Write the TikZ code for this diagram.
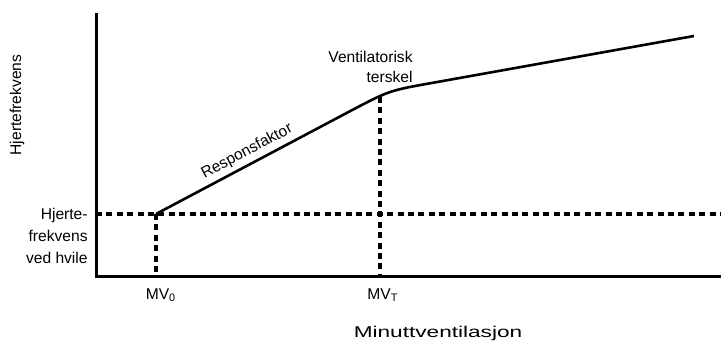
\documentclass[tikz,border=0pt]{standalone}
\usepackage{fontspec}
\setmainfont{Liberation Sans}
\usepackage{graphicx}
\usetikzlibrary{positioning}

\begin{document}
\begin{tikzpicture}[x=0.5pt, y=0.5pt,
    axis/.style={line width=1.5pt},
    guide/.style={line width=1.6pt, dash pattern=on 3pt off 2.2pt},
    response/.style={line width=1.3pt},
    lbl/.style={inner sep=0pt, text=black, font=\fontsize{7.8}{11}\selectfont}]
    \useasboundingbox (0,0) rectangle (721,342);

    % axes and reference points
    \coordinate (Origin) at (96,65);
    \coordinate (YTop) at (96,329);
    \coordinate (XEnd) at (721,65);
    \coordinate (RestLeft) at (96,128);
    \coordinate (RestRight) at (721,128);
    \coordinate (Rest) at (156,128);
    \coordinate (RestFoot) at (156,65);
    \coordinate (Threshold) at (380,245);
    \coordinate (ThresholdFoot) at (380,65);
    \coordinate (BendIn) at (350,230.8);
    \coordinate (BendCtrl) at (389,251.3);
    \coordinate (BendOut) at (430,258.7);
    \coordinate (Peak) at (694,306);

    \draw[axis] (YTop) -- (Origin) -- (XEnd);

    \draw[guide] (RestLeft) -- (RestRight);
    \draw[guide] (Rest) -- (RestFoot);
    \draw[guide] (Threshold) -- (ThresholdFoot);

    \draw[response] (Rest) -- node[lbl, midway, sloped, above=2pt] (Response) {Responsfaktor} (BendIn)
        .. controls (BendCtrl) .. (BendOut) -- (Peak);

    \node[lbl, rotate=90] (YLabel) at (17,237) {Hjertefrekvens};

    \node[lbl, align=right, anchor=east] (RestLabel) at (88,106) {Hjerte-\\frekvens\\ved hvile};

    \node[lbl, below=5.5pt of RestFoot, xshift=2.5pt] (MVZero) {MV\textsubscript{0}};
    \node[lbl, below=5.5pt of ThresholdFoot, xshift=1.5pt] (MVT) {MV\textsubscript{T}};

    \node[lbl, align=right, anchor=east, font=\fontsize{7.8}{10}\selectfont] (ThresholdLabel) at (413,275) {Ventilatorisk\\terskel};

    \node[lbl] (XLabel) at (438,9) {\scalebox{1.45}[1]{Minuttventilasjon}};
\end{tikzpicture}
\end{document}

**Problem details:**
Keep every word of the data as it is when you write it out, but drop the pictures.

**Written answer:**
Write the TikZ code for this diagram.
\documentclass[tikz,border=0pt]{standalone}
\usepackage{fontspec}
\setmainfont{Liberation Sans}
\usepackage{graphicx}
\usetikzlibrary{positioning}

\begin{document}
\begin{tikzpicture}[x=0.5pt, y=0.5pt,
    axis/.style={line width=1.5pt},
    guide/.style={line width=1.6pt, dash pattern=on 3pt off 2.2pt},
    response/.style={line width=1.3pt},
    lbl/.style={inner sep=0pt, text=black, font=\fontsize{7.8}{11}\selectfont}]
    \useasboundingbox (0,0) rectangle (721,342);

    % axes and reference points
    \coordinate (Origin) at (96,65);
    \coordinate (YTop) at (96,329);
    \coordinate (XEnd) at (721,65);
    \coordinate (RestLeft) at (96,128);
    \coordinate (RestRight) at (721,128);
    \coordinate (Rest) at (156,128);
    \coordinate (RestFoot) at (156,65);
    \coordinate (Threshold) at (380,245);
    \coordinate (ThresholdFoot) at (380,65);
    \coordinate (BendIn) at (350,230.8);
    \coordinate (BendCtrl) at (389,251.3);
    \coordinate (BendOut) at (430,258.7);
    \coordinate (Peak) at (694,306);

    \draw[axis] (YTop) -- (Origin) -- (XEnd);

    \draw[guide] (RestLeft) -- (RestRight);
    \draw[guide] (Rest) -- (RestFoot);
    \draw[guide] (Threshold) -- (ThresholdFoot);

    \draw[response] (Rest) -- node[lbl, midway, sloped, above=2pt] (Response) {Responsfaktor} (BendIn)
        .. controls (BendCtrl) .. (BendOut) -- (Peak);

    \node[lbl, rotate=90] (YLabel) at (17,237) {Hjertefrekvens};

    \node[lbl, align=right, anchor=east] (RestLabel) at (88,106) {Hjerte-\\frekvens\\ved hvile};

    \node[lbl, below=5.5pt of RestFoot, xshift=2.5pt] (MVZero) {MV\textsubscript{0}};
    \node[lbl, below=5.5pt of ThresholdFoot, xshift=1.5pt] (MVT) {MV\textsubscript{T}};

    \node[lbl, align=right, anchor=east, font=\fontsize{7.8}{10}\selectfont] (ThresholdLabel) at (413,275) {Ventilatorisk\\terskel};

    \node[lbl] (XLabel) at (438,9) {\scalebox{1.45}[1]{Minuttventilasjon}};
\end{tikzpicture}
\end{document}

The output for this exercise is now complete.